The last WB document had basically rejected both the historically existing economic orders, namely the free-market economy, and the state economy— which meant Adam Smith and Karl Marx were cancelled and rejected outrightly, that too on the basis of the historical experiences of both the worlds. Rather, the document advocates for a ‘mixture’ of both the economic orders, i.e., the mixed economy. The long-standing ideological dilemma as to whether the market economy or the state economy was the better or the best way of organising the economy was solved for all times to come. The document pin-pointed good things of both the systems and concluded that they don’t have the relationship of dichotomy, but that of complimentarity. The real issue is not whether to have market or the state but having both of them together makes more sense. Market economy might suit one economy, while it might not suit another due to the different socio-economic conditions of the economies in reference. Similarly, the state economy model might serve one economy, but might not serve the other.
The real answer seems going for neither the market nor the state but a judicious mix of both.
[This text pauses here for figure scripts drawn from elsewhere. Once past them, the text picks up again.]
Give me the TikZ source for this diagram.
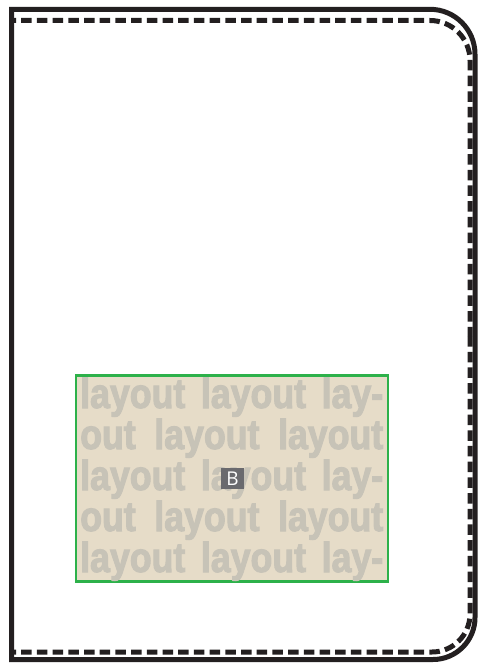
\documentclass[tikz,border=0pt]{standalone}
\usepackage{fontspec}
\setmainfont{Liberation Sans}
\newfontfamily\impactish{Liberation Sans Bold}[FakeStretch=0.85,FakeBold=2.5]
\newfontfamily\labelfont{Open Sans}
\definecolor{ink}{HTML}{231F20}
\definecolor{beige}{HTML}{E6DCC8}
\definecolor{frame}{HTML}{2DB14A}
\definecolor{ghost}{HTML}{C7C3B7}
\definecolor{tag}{HTML}{6A6A6E}
\tikzset{
  outerline/.style={draw=ink,line width=5pt,line join=miter},
  dashline/.style={draw=ink,line width=5pt,dash pattern=on 10.5pt off 5.2pt,dash phase=7.5pt},
  panel/.style={draw=frame,line width=2.2pt,fill=beige},
  ghosttext/.style={anchor=base west,inner sep=0pt,text=ghost,font=\impactish\fontsize{42}{42}\selectfont},
  tagbox/.style={fill=tag,text=white,inner sep=0pt,minimum width=23pt,minimum height=21pt,font=\labelfont\fontsize{19}{19}\selectfont}
}
\begin{document}
\begin{tikzpicture}[x=1pt,y=-1pt]
\useasboundingbox (0,0) rectangle (477,663);
% outer solid border
\draw[outerline] (11.5,9.3) -- (430,9.3) arc[start angle=-90,end angle=0,radius=45]
  -- (475,617.5) arc[start angle=0,end angle=90,radius=42] -- (11.5,659.5) -- cycle;
% inner dashed border
\draw[dashline] (13,20.5) -- (430,20.5) arc[start angle=-90,end angle=0,radius=40] -- (470,336);
\draw[dashline] (13,652) -- (432,652) arc[start angle=90,end angle=0,radius=38] -- (470,336);
% panel
\draw[panel] (76,375.5) rectangle (388,581.5);
\node[ghosttext] (l1) at (80,408) {\makebox[303pt][s]{layout layout lay-}};
\node[ghosttext] (l2) at (80,449) {\makebox[303pt][s]{out layout layout}};
\node[ghosttext] (l3) at (80,490) {\makebox[303pt][s]{layout layout lay-}};
\node[ghosttext] (l4) at (80,531) {\makebox[303pt][s]{out layout layout}};
\node[ghosttext] (l5) at (80,572) {\makebox[303pt][s]{layout layout lay-}};
\node[tagbox] (b) at (232.5,478.7) {B};
\end{tikzpicture}
\end{document}
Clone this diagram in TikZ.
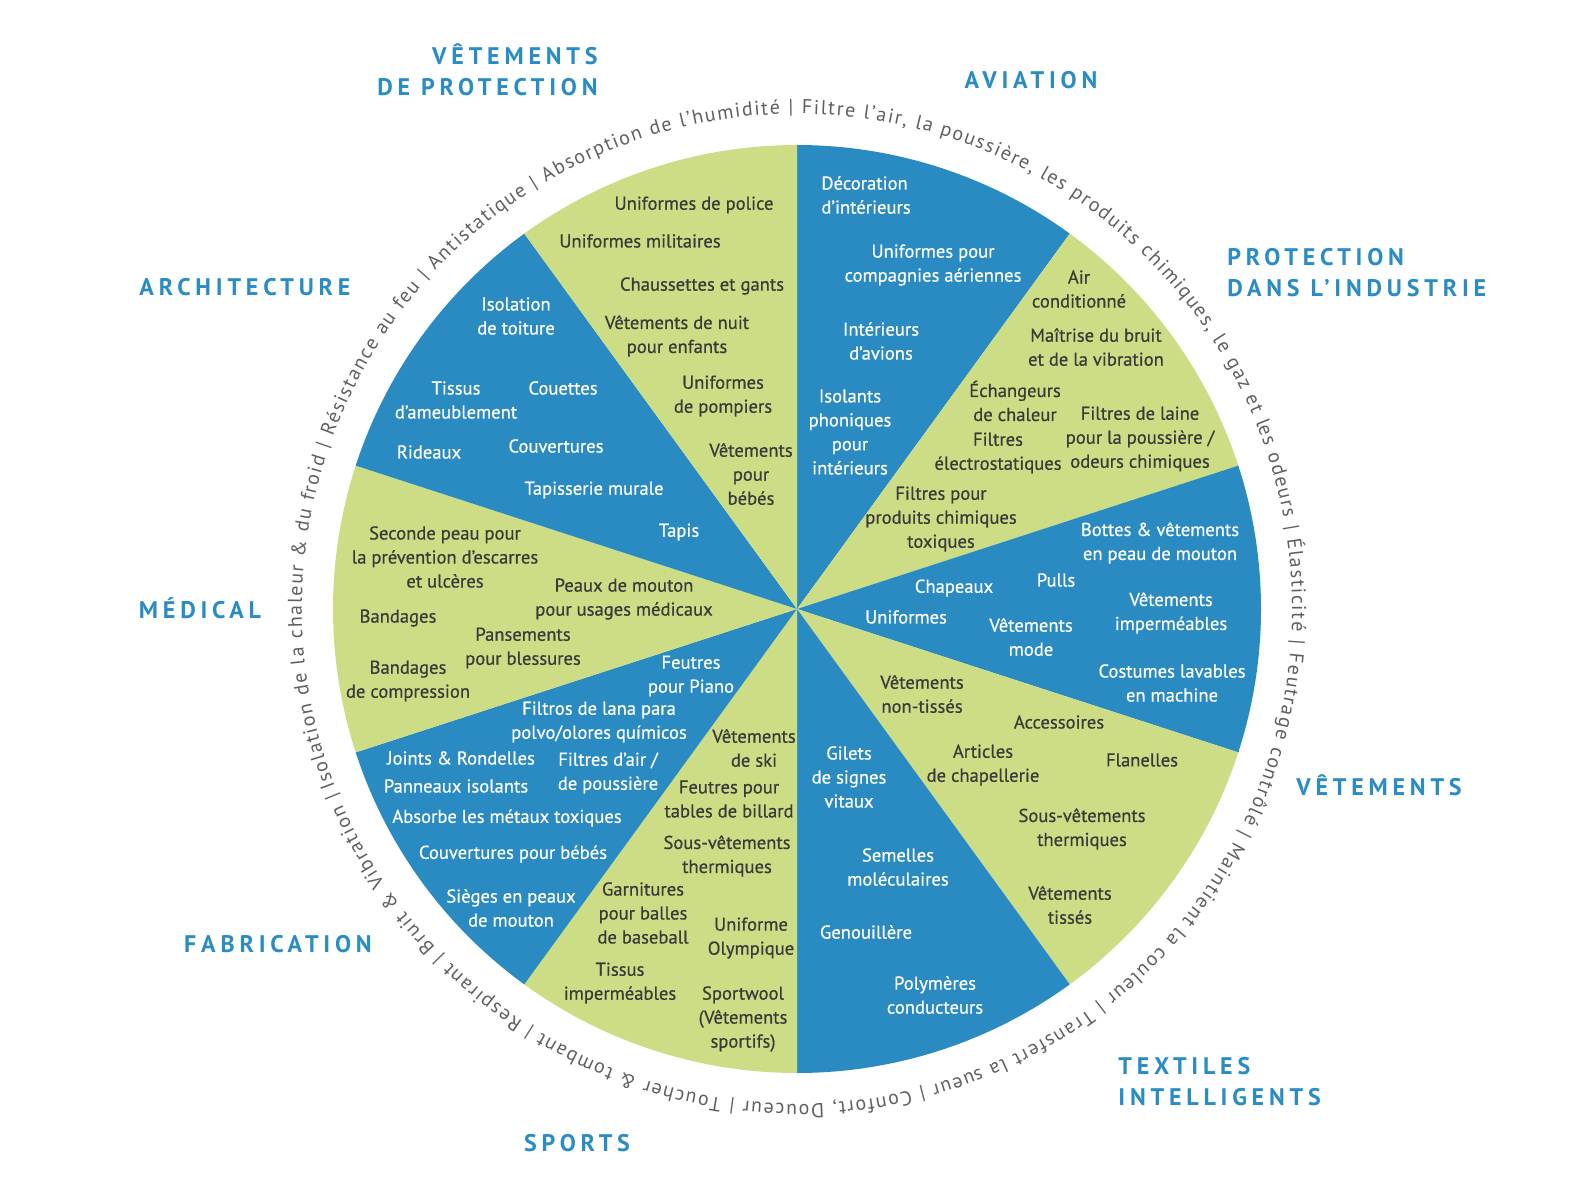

As the state-market mix depends upon the socio- economic and political conditions of an economy, there can never be a mechanical prototype of the mixed economy, which could be applied upon every economy universally. Every economy needs to explore its own mixture of market and state. Again, the same state might need to redefine composition of the state-market mix in the coming times according to its changed socio- eco-political scenario.
The process of economic reforms in India started in 1991. It was, in fact, the search for a new ‘state-market mix’, while India had been a mixed economy since Independence.
After Independence, India opted for a mixed economy when the state- market dilemma was at its peak globally . In the process of organising the economy, some basic and important infrastructural economic responsibilities
were taken up by the state/governments (centre and state) and rest of the economic activities were left to private enterprises, i.e., the market. The kind of state-market mix for which India went was thought to be fit for the socio- economic and political conditions of the time. Once the country started the process of economic reforms in early 1990s, the prevailing state-market mix was redefined and a new form of mixed economy began to be practised. As the socio-economic conditions had changed, the state-market mix also changed. The redefined mixed economy for India had a declared favour for the market economy. Many economic roles which were under complete government monopolies were now opened for participation by the private sector. Examples are many—telecommunication, power, roads, oil and natural gas, etc. At the same time, the responsibilities which were till date being shouldered by the state alone and which could be taken up by the state only were given extra emphasis. In this category comes the whole social sector—education, healthcare, drinking water, sanitation, nutrition, social security, etc.
The economic system of India was a mixed economy in the pre-1991 years as it is in the post-1991 years, but the composition of state-market mix has gone for a change. In future, as the socio-economic and political factors will be changing, India will be redefining its mixed economy, accordingly.
The emergence and evolution of the mixed economy was thus able to settle the long-standing debate as to what was the best way to organise an economy. Starting in 1776 with the Wealth of Nations of Adam Smith, it continued till we had the World Development Report of 1999 by WB.5 The dilemma continued for almost two and a quarter centuries (1776–2000). Today, once the World Trade Organization (WTO) has taken over the world economy, the brand of the mixed economy it advocates, is more inclined towards the free market economy. However, it does not propagate to make the state an economic non-entity, i.e., it leaves scope for greater state intervention in required areas if needed.